Heh, brilliant! Hadn't thought of that: clearly premature is sometimes better.

Anonymous said...

Player 1 can reach any of the center three regions, from anywhere, with only 4 moves. I think that reduces the number of moves by one.

Player 1 can force player 2 to change direction by staying in the current ring an extra move when player 2 prematurely hops out. But this might actually take an extra move. The "ideal" number of moves (for best play by both sides) depends somewhat on the positioning of each ring.

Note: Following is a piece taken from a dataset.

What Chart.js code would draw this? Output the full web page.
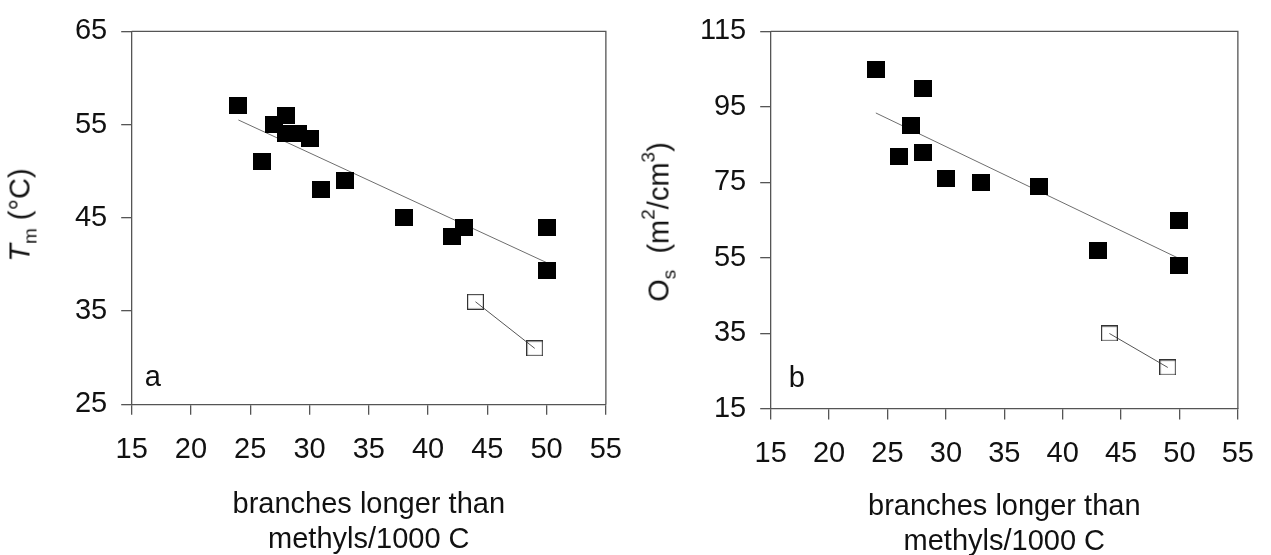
<!DOCTYPE html>
<html><head><meta charset="utf-8">
<script src="https://cdn.jsdelivr.net/npm/chart.js@4"></script>
<style>
html,body{margin:0;padding:0;background:#fff;}
#wrap{position:relative;width:1271px;height:555px;overflow:hidden;background:#fff;}
canvas{position:absolute;top:0;}
.yt{position:absolute;white-space:nowrap;font-family:"Liberation Sans",Arial,sans-serif;font-size:29px;color:#111;transform:translate(-50%,-50%) rotate(-90deg);line-height:1;}
.yt sub{font-size:19px;vertical-align:-0.35em;line-height:0;}
.yt sup{font-size:19px;vertical-align:0.75em;line-height:0;}
</style></head>
<body><div id="wrap">
<canvas id="cA" width="640" height="555" style="left:0"></canvas>
<canvas id="cB" width="632" height="555" style="left:639px"></canvas>
<div class="yt" style="left:20px;top:215px"><i>T</i><sub>m</sub> (°C)</div>
<div class="yt" style="left:659px;top:222px">O<sub>s</sub>&nbsp; (m<sup>2</sup>/cm<sup>3</sup>)</div>
</div>
<script>
// ---- data ----
const xTitle = ['branches longer than', 'methyls/1000 C'];

const aFilledX = [24, 26, 27, 28, 28, 29, 30, 31, 33, 38, 42, 43, 50, 50];
const aFilledY = [57, 51, 55, 56, 54, 54, 53.5, 48, 49, 45, 43, 44, 44, 39.3];
const aOpenX = [44, 49];
const aOpenY = [36, 31];
const aTrendX = [24, 50];
const aTrendY = [55.5, 40.2];
const aYTicks = [25, 65, 10];   // min, max, step

const bFilledX = [24, 26, 27, 28, 28, 30, 33, 38, 43, 50, 50];
const bFilledY = [105, 82, 90, 100, 83, 76, 75, 74, 57, 65, 53];
const bOpenX = [44, 49];
const bOpenY = [35, 26];
const bTrendX = [24, 50];
const bTrendY = [93.4, 54.8];
const bYTicks = [15, 115, 20];

const xTicks = [15, 55, 5];

// ---- drawing ----
const FONT = '"Liberation Sans", Arial, sans-serif';
const AX = '#555';

function squareStyle(w, h, filled) {
  const c = document.createElement('canvas');
  c.width = w; c.height = h;
  const g = c.getContext('2d');
  if (filled) { g.fillStyle = '#000'; g.fillRect(0, 0, w, h); }
  else { g.strokeStyle = '#333'; g.lineWidth = 1.2; g.strokeRect(0.6, 0.6, w - 1.2, h - 1.2); }
  return c;
}
const filledImg = squareStyle(18, 17, true);
const openImg = squareStyle(17, 16, false);

const pts = (xs, ys) => xs.map((x, i) => ({ x: x, y: ys[i] }));

const framePlugin = {
  id: 'frame',
  beforeDatasetsDraw(chart, args, opts) {
    const { ctx, chartArea: a } = chart;
    ctx.save();
    ctx.strokeStyle = AX; ctx.lineWidth = 1.3;
    ctx.beginPath();
    ctx.moveTo(a.left, a.top); ctx.lineTo(a.right, a.top); ctx.lineTo(a.right, a.bottom);
    ctx.stroke();
    ctx.fillStyle = '#111';
    ctx.font = '29px ' + FONT;
    ctx.textAlign = 'center'; ctx.textBaseline = 'alphabetic';
    ctx.fillText(opts.letter, a.left + opts.lx, a.bottom - opts.ly);
    ctx.restore();
  }
};

function makeChart(id, g, fx, fy, ox, oy, tx, ty, yt) {
  return new Chart(document.getElementById(id), {
    type: 'scatter',
    data: {
      datasets: [
        { data: pts(fx, fy), pointStyle: filledImg, pointRadius: 9, showLine: false },
        { data: pts(ox, oy), pointStyle: openImg, pointRadius: 9, showLine: true, borderColor: '#555', borderWidth: 1 },
        { data: pts(tx, ty), pointRadius: 0, showLine: true, borderColor: '#6e6e6e', borderWidth: 1 }
      ]
    },
    options: {
      responsive: false, animation: false, devicePixelRatio: 1,
      layout: { padding: { left: 0, top: g.t, right: g.cw - g.r, bottom: 0 } },
      plugins: { legend: { display: false }, tooltip: { enabled: false }, frame: { letter: g.letter, lx: g.lx, ly: g.ly } },
      scales: {
        x: {
          type: 'linear', min: xTicks[0], max: xTicks[1],
          ticks: { stepSize: xTicks[2], padding: g.xpad, color: '#111', font: { family: FONT, size: 29 }, maxRotation: 0, autoSkip: false },
          grid: { display: true, drawOnChartArea: false, drawTicks: true, tickLength: 10.5, color: AX, lineWidth: 1.3 },
          border: { display: true, color: AX, width: 1.3 },
          title: { display: true, text: xTitle, color: '#111', font: { family: FONT, size: 29, lineHeight: 1.2 }, padding: { top: 0, bottom: g.tpad } },
          afterFit(s) { s.height = g.ch - g.b; }
        },
        y: {
          type: 'linear', min: yt[0], max: yt[1],
          ticks: { stepSize: yt[2], padding: 14, color: '#111', font: { family: FONT, size: 29 } },
          grid: { display: true, drawOnChartArea: false, drawTicks: true, tickLength: 10.5, color: AX, lineWidth: 1.3 },
          border: { display: true, color: AX, width: 1.3 },
          afterFit(s) { s.width = g.l; }
        }
      }
    },
    plugins: [framePlugin]
  });
}

makeChart('cA', { cw: 640, ch: 555, l: 131.7, r: 611.7, t: 26, b: 404.3, xpad: 18, tpad: -2.5, letter: 'a', lx: 21, ly: 18 },
  aFilledX, aFilledY, aOpenX, aOpenY, aTrendX, aTrendY, aYTicks);
makeChart('cB', { cw: 632, ch: 555, l: 131.7, r: 611.7, t: 30, b: 409, xpad: 17, tpad: -4, letter: 'b', lx: 26, ly: 22 },
  bFilledX, bFilledY, bOpenX, bOpenY, bTrendX, bTrendY, bYTicks);
</script>
</body></html>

Finding the "best" solution is getting a bit too fiddly for me to solve right now. The ideal direction for each ring might even depend on the ideal direction on the *next* ring, as player one cannot force player two to *not* change direction as he hops out another ring. Though, optionally changing direction seems something of a short-cut, so it also seems unlikely that that would be useful *in this instance* of the problem. But I'm also thinking of a generalized solution for an N-ring problem. ;)

miller said...

Better yet would be a generalization to any bunch of connected regions. That would be a pretty difficult graph theory/game theory combo problem.